Mind the airflow. Cold outlets along the back can drop the temperature well below the set point. Keep cucumbers forward in the drawer or on a middle shelf, never pressed against the back wall. Leave a little headspace so air can move.
Whole, Halved, And Sliced: Best Moves
Whole cucumbers: Keep skin on, wrap loosely, and bag with airflow. Avoid sealed boxes for whole fruit; trapped moisture often turns to slime on the blossom end. If beads of water form inside the bag, open it wider or switch to a perforated bag.
Halved cucumbers: Cover the cut face with plastic wrap or a silicone cap, then place in a lidded container lined with paper towel.
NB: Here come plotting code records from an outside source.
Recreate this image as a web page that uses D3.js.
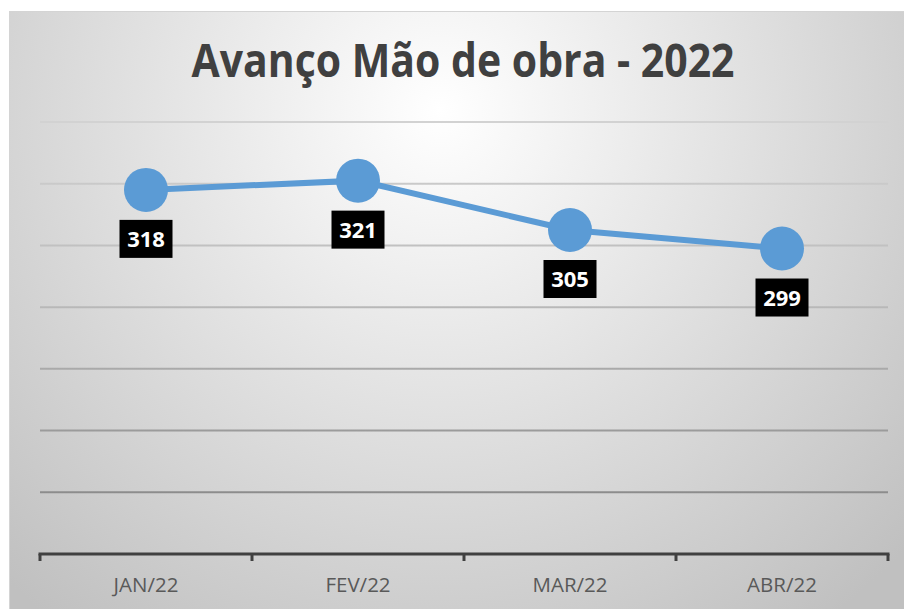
<!DOCTYPE html>
<html>
<head>
    <meta charset="utf-8">
    <title>Avanço Mão de obra - 2022</title>
    <script src="https://cdn.jsdelivr.net/npm/d3@7"></script>
    <style>
        body { margin: 0; background: #fff; }
    </style>
</head>
<body>
    <script>
        // dados
        var meses = ["JAN/22", "FEV/22", "MAR/22", "ABR/22"];
        var valores = [318, 321, 305, 299];
        var gradeValores = [220, 240, 260, 280, 300, 320, 340];
        var titulo = "Avanço Mão de obra - 2022";

        var width = 904;
        var height = 609;
        var margin = { top: 122, bottom: 55, left: 40, right: 16 };

        var svg = d3.select("body").append("svg")
            .attr("width", width)
            .attr("height", height);

        var defs = svg.append("defs");

        // fundo com gradiente radial
        var bg = defs.append("radialGradient")
            .attr("id", "bg")
            .attr("gradientUnits", "userSpaceOnUse")
            .attr("cx", 440).attr("cy", 110).attr("r", 640);
        bg.append("stop").attr("offset", "0").attr("stop-color", "#ffffff");
        bg.append("stop").attr("offset", "1").attr("stop-color", "#c0c0c0");

        // linhas de grade mais escuras em baixo
        var gg = defs.append("linearGradient")
            .attr("id", "grade")
            .attr("gradientUnits", "userSpaceOnUse")
            .attr("x1", 0).attr("y1", 122).attr("x2", 0).attr("y2", 494);
        gg.append("stop").attr("offset", "0").attr("stop-color", "#d2d2d2");
        gg.append("stop").attr("offset", "0.5").attr("stop-color", "#b8b8b8");
        gg.append("stop").attr("offset", "1").attr("stop-color", "#8c8c8c");

        svg.append("rect")
            .attr("x", 9.5).attr("y", 11.5)
            .attr("width", width).attr("height", height)
            .attr("fill", "url(#bg)")
            .attr("stroke", "#d4d4d4")
            .attr("stroke-width", 1);

        // escalas
        var xScale = d3.scaleBand()
            .domain(meses)
            .range([margin.left, width - margin.right]);
        var yScale = d3.scaleLinear()
            .domain([200, 340])
            .range([height - margin.bottom, margin.top]);

        // grade
        svg.append("g")
            .selectAll("line")
            .data(gradeValores)
            .enter()
            .append("line")
            .attr("x1", margin.left)
            .attr("x2", width - margin.right)
            .attr("y1", function (d) { return yScale(d); })
            .attr("y2", function (d) { return yScale(d); })
            .attr("stroke", "url(#grade)")
            .attr("stroke-width", 2);

        // eixo x
        var eixo = svg.append("g")
            .attr("transform", "translate(0," + yScale(200) + ")");
        eixo.append("line")
            .attr("x1", margin.left - 1.5)
            .attr("x2", width - margin.right + 1.5)
            .attr("stroke", "#404040")
            .attr("stroke-width", 3);
        var limites = meses.map(function (m) { return xScale(m); })
            .concat([xScale(meses[meses.length - 1]) + xScale.bandwidth()]);
        eixo.selectAll("line.tick")
            .data(limites)
            .enter()
            .append("line")
            .attr("class", "tick")
            .attr("x1", function (d) { return d; })
            .attr("x2", function (d) { return d; })
            .attr("y1", 0)
            .attr("y2", 7)
            .attr("stroke", "#404040")
            .attr("stroke-width", 3);
        eixo.selectAll("text")
            .data(meses)
            .enter()
            .append("text")
            .attr("x", function (d) { return xScale(d) + xScale.bandwidth() / 2; })
            .attr("y", 38)
            .attr("text-anchor", "middle")
            .attr("font-family", "Open Sans, sans-serif")
            .attr("font-size", "20.5px")
            .attr("fill", "#595959")
            .text(function (d) { return d; });

        // título
        svg.append("text")
            .attr("x", 463)
            .attr("y", 77)
            .attr("text-anchor", "middle")
            .attr("font-family", "Open Sans, sans-serif")
            .attr("font-weight", "bold")
            .attr("font-size", "47px")
            .attr("fill", "#404040")
            .attr("textLength", 543)
            .attr("lengthAdjust", "spacingAndGlyphs")
            .text(titulo);

        var pontos = meses.map(function (m, i) { return { mes: m, valor: valores[i] }; });
        var cx = function (d) { return xScale(d.mes) + xScale.bandwidth() / 2; };
        var cy = function (d) { return yScale(d.valor); };

        // linha
        svg.append("path")
            .datum(pontos)
            .attr("fill", "none")
            .attr("stroke", "#5b9bd5")
            .attr("stroke-width", 6)
            .attr("d", d3.line().x(cx).y(cy));

        // marcadores
        svg.append("g")
            .selectAll("circle")
            .data(pontos)
            .enter()
            .append("circle")
            .attr("cx", cx)
            .attr("cy", cy)
            .attr("r", 22)
            .attr("fill", "#5b9bd5");

        // rótulos
        var rot = svg.append("g")
            .selectAll("g")
            .data(pontos)
            .enter()
            .append("g")
            .attr("transform", function (d) { return "translate(" + cx(d) + "," + (cy(d) + 49) + ")"; });
        rot.append("rect")
            .attr("x", -26.5).attr("y", -19)
            .attr("width", 53).attr("height", 38)
            .attr("fill", "#000");
        rot.append("text")
            .attr("text-anchor", "middle")
            .attr("dy", "0.37em")
            .attr("font-family", "Open Sans, sans-serif")
            .attr("font-weight", "bold")
            .attr("font-size", "22px")
            .attr("fill", "#fff")
            .text(function (d) { return d.valor; });
    </script>
</body>
</html>
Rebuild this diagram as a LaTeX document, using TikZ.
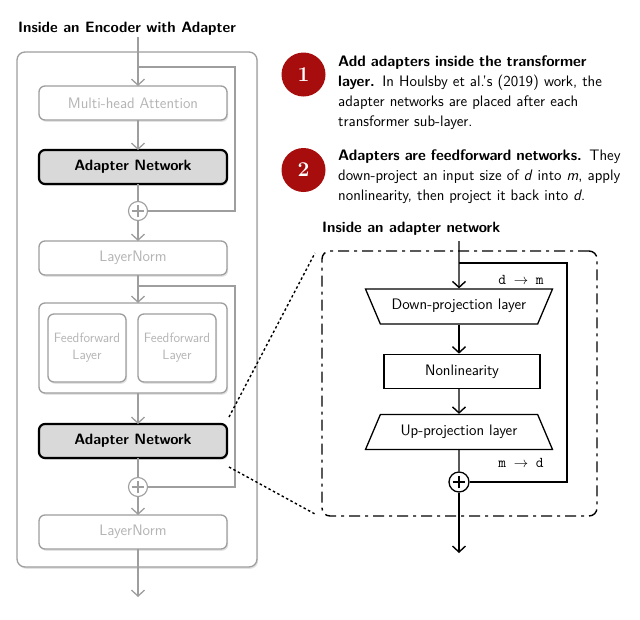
\documentclass[tikz,border=0pt]{standalone}
\usepackage{fontspec}
\usepackage{tikz}
\usetikzlibrary{positioning,shapes.geometric,shadows,arrows.meta}
\usepackage{xcolor}

\definecolor{frame}{HTML}{9E9E9E}
\definecolor{faded}{HTML}{B4B4B4}
\definecolor{adfill}{HTML}{D9D9D9}
\definecolor{badge}{HTML}{A80D0D}

\begin{document}
\begin{tikzpicture}[x=1pt,y=-1pt,
  font=\sffamily\fontsize{15.2}{20}\selectfont,
  >={Straight Barb[length=6pt,width=13pt]},
  soft/.style = {drop shadow={opacity=0.22, shadow xshift=1.2pt, shadow yshift=-1.8pt}},
  layer/.style = {draw=frame, line width=1.3pt, rounded corners=6pt, fill=white, soft,
    text=faded, minimum width=188, minimum height=34, inner sep=0pt, outer sep=0pt},
  adapter/.style = {draw=black, line width=2.2pt, rounded corners=6pt, fill=adfill, soft,
    font=\sffamily\bfseries\fontsize{15}{20}\selectfont, minimum width=188, minimum height=34,
    outer sep=0pt},
  ffbox/.style = {layer, minimum width=78, minimum height=68, align=center,
    font=\sffamily\fontsize{13.5}{17}\selectfont},
  plus/.style 2 args = {circle, minimum size=#1, inner sep=0pt, fill=white, draw=#2,
    path picture={\draw[#2] ([xshift=-0.32*#1]path picture bounding box.center)
      -- ([xshift=0.32*#1]path picture bounding box.center);
      \draw[#2] ([yshift=-0.32*#1]path picture bounding box.center)
      -- ([yshift=0.32*#1]path picture bounding box.center);}},
  grey/.style = {draw=frame, line width=1.3pt},
  proj/.style = {trapezium, draw, line width=1.3pt, trapezium angle=67,
    trapezium stretches body, minimum width=187, text height=10pt, text depth=3.5pt,
    inner xsep=0pt, inner ysep=10.75pt},
  badgenode/.style = {circle, fill=badge, text=white, minimum size=44, inner sep=0pt,
    font=\rmfamily\bfseries\fontsize{21}{21}\selectfont},
  note/.style = {anchor=base west, text width=300, align=left, inner sep=0pt}]
\useasboundingbox (0,0) rectangle (640,619);

% encoder layer
\node[anchor=base west, inner sep=0pt, font=\sffamily\bfseries\fontsize{15}{20}\selectfont]
  (title) at (18,32) {Inside an Encoder with Adapter};
\node[draw=frame, line width=1.3pt, rounded corners=8pt, soft, fill=white,
  minimum width=240, minimum height=515] (enc) at (137,309.5) {};

\node[layer] (mha) at (133,103) {Multi-head Attention};
\node[adapter] (ad1) [below=30pt of mha] {Adapter Network};
\node[layer] (ln1) [below=57pt of ad1] {LayerNorm};
\node[layer, minimum height=90] (ff) [below=28pt of ln1] {};
\node[ffbox] (ffa) at ([xshift=-46pt]ff.center) {Feedforward\\Layer};
\node[ffbox] (ffb) at ([xshift=44pt]ff.center) {Feedforward\\Layer};
\node[adapter] (ad2) [below=31pt of ff] {Adapter Network};
\node[layer] (ln2) [below=57pt of ad2] {LayerNorm};

\node[plus={19}{frame}, line width=1.1pt] (p1) at (138,211) {};
\node[plus={19}{frame}, line width=1.1pt] (p2) at (138,487) {};

\coordinate (in) at (138,37);
\coordinate (s1) at (138,67);
\coordinate (r1) at (235,67);
\coordinate (s2) at (138,286);
\coordinate (r2) at (235,286);
\coordinate (out) at (138,597);

\draw[grey,->] (in) -- (mha.north -| in);
\draw[grey] (s1) -- (r1) |- (p1);
\draw[grey,->] (mha.south -| in) -- (ad1.north -| in);
\draw[grey] (ad1.south -| in) -- (p1);
\draw[grey,->] (p1) -- (ln1.north -| in);
\draw[grey,->] (ln1.south -| in) -- (ff.north -| in);
\draw[grey] (s2) -- (r2) |- (p2);
\draw[grey,->] (ff.south -| in) -- (ad2.north -| in);
\draw[grey] (ad2.south -| in) -- (p2);
\draw[grey,->] (p2) -- (ln2.north -| in);
\draw[grey,->] (ln2.south -| in) -- (out);

% notes
\node[badgenode] (b1) at (303.5,74.5) {1};
\node[note] (n1) at (338,66) {\textbf{Add adapters inside the transformer}\\
  \textbf{layer.} In Houlsby et al.'s (2019) work, the\\
  adapter networks are placed after each\\
  transformer sub-layer.};
\node[badgenode] (b2) at (303.5,170) {2};
\node[note] (n2) at (338,160) {\textbf{Adapters are feedforward networks.} They\\
  down-project an input size of \textit{d} into \textit{m}, apply\\
  nonlinearity, then project it back into \textit{d}.};

% adapter network
\node[anchor=base west, inner sep=0pt, font=\sffamily\bfseries\fontsize{15}{20}\selectfont]
  (title2) at (322,232) {Inside an adapter network};
\node[draw, line width=1.4pt, rounded corners=8pt,
  dash pattern=on 11pt off 5pt on 3pt off 5pt,
  minimum width=275, minimum height=265] (zoom) at (459.5,383.5) {};

\node[proj, shape border rotate=180] (dp) at (459,306.5) {Down-projection layer};
\node[draw, line width=1.3pt, minimum width=156, minimum height=34, inner sep=0pt]
  (nl) [below=29pt of dp.south, anchor=north, xshift=3pt] {Nonlinearity};
\node[proj] (up) at (459,432) {Up-projection layer};
\node[plus={20}{black}, line width=1.3pt] (p3) at (459,482) {};

\node[font=\ttfamily\fontsize{15}{20}\selectfont, inner sep=0pt] (dm) at (521,280)
  {d $\rightarrow$ m};
\node[font=\ttfamily\fontsize{15}{20}\selectfont, inner sep=0pt] (md) at (521,463)
  {m $\rightarrow$ d};

\coordinate (ain) at (459,241);
\coordinate (as) at (459,263);
\coordinate (ar) at (567,263);
\coordinate (aout) at (459,553);

\draw[line width=1.4pt,->] (ain) -- (dp.north);
\draw[line width=1.4pt] (as) -- (ar) |- (p3);
\draw[line width=1.4pt,->] (dp.south) -- (nl.north -| dp.south);
\draw[line width=1.4pt,->] (nl.south -| dp.south) -- (up.north);
\draw[line width=1.4pt] (up.south) -- (p3);
\draw[line width=1.4pt,->] (p3) -- (aout);

% zoom lines
\coordinate (z1) at (229,417);
\coordinate (z2) at (315,253);
\coordinate (z3) at (229,467);
\coordinate (z4) at (315,514);
\draw[line width=1.4pt, dash pattern=on 2.5pt off 2.5pt] (z1) -- (z2);
\draw[line width=1.4pt, dash pattern=on 2.5pt off 2.5pt] (z3) -- (z4);
\end{tikzpicture}
\end{document}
Use within three to four days.
Sliced cucumbers: Dry the slices on a towel, then store in a shallow container lined with paper towel. Keep the lid on and use within two to three days. Replace the towel if it gets wet; that slows sliming.
Common Mistakes That Shorten Shelf Life
Soaking after harvest. Prolonged moisture at room temp invites microbes and speeds softening.
Parking beside ethylene sources. A single cluster of ripe tomatoes can yellow a drawer of cucumbers in a weekend.
Stashing on the cold rear wall. Chilling injury shows up as water-soaked pits and a tired look; flavor fades too.
Overpacking the drawer. Air needs room to move; heavy piles bruise skins and trap damp pockets.
Wash Cucumbers The Right Way
Rinse under running water right before you eat or cook. A clean produce brush helps on firm skins. Skip soap and special washes. Dry with a clean towel. These steps align with the FDA’s fresh-produce guidance.
Keep raw meat far from fresh produce. Use separate boards and knives, and wash hands for twenty seconds before you prep. Store cut produce in clean, covered containers in the fridge.
Turn Extras Into Quick Refrigerator Pickles
When vines flood the kitchen, switch gears and make quick dills. Pack sliced cucumbers in a clean jar, pour on a hot brine, cool, and chill. The flavor builds in a day or two and buys you time without losing that garden vibe.
For shelf-stable jars, follow a tested recipe and the stated jar-processing steps from trusted sources. For easy cold storage, stick with refrigerator pickles and plan to eat them within a few months. Use clean tools, keep jars submerged in the brine, and label with the date.
Troubleshooting: What That Change Means
See a change on the skin or inside? Use this table to decide the next move.
| Sign You See | What It Means | Next Step |
|---|---|---|
| Water-soaked pits, dull skin | Chilling injury from spots that run too cold | Move forward in the drawer; use soon in salads or a quick sauté |
| Yellowing | Age or ethylene exposure | Eat today, or dice into relish and chill |
| Slime at blossom end | Moisture trapped against the skin | Swap damp towels; open the bag for airflow; trim soft areas |
| Wrinkling or limp feel | Water loss in dry air | Paper towel wrap plus bag with small vents; use in a chilled salad |
| Off odors | Spoilage | Discard |
Smart Habits For Less Waste
Harvest early in the day when fruit is cool. Heat builds in afternoon sun and shortens storage life.
Sort by size. Smaller, denser cucumbers often hold better; eat the biggest ones first.
Keep a note on the fridge. Write harvest dates on tape on the bag or box and use older items first.
Plan refreshing sides. Toss quick cucumber salads midweek so you rotate stock before the next picking.
Safety And Quality Notes Worth Keeping
Household fridges sit near 37–40°F for food safety. Cucumbers prefer a slightly warmer band for quality, so use the crisper or a front shelf and avoid the cold rear wall. High humidity slows shriveling. Steady airflow prevents cold pockets and puddles.
Keep cucumbers away from bananas, melons, and tomatoes. Those items shed ripening gas that speeds yellowing, softening, and decay. Separate bins make this easy.
Wash right before use, not at harvest. Rinsing too early adds moisture to the skin and trims storage life. When you do wash, run water over the whole fruit, scrub gently if needed, and dry before slicing.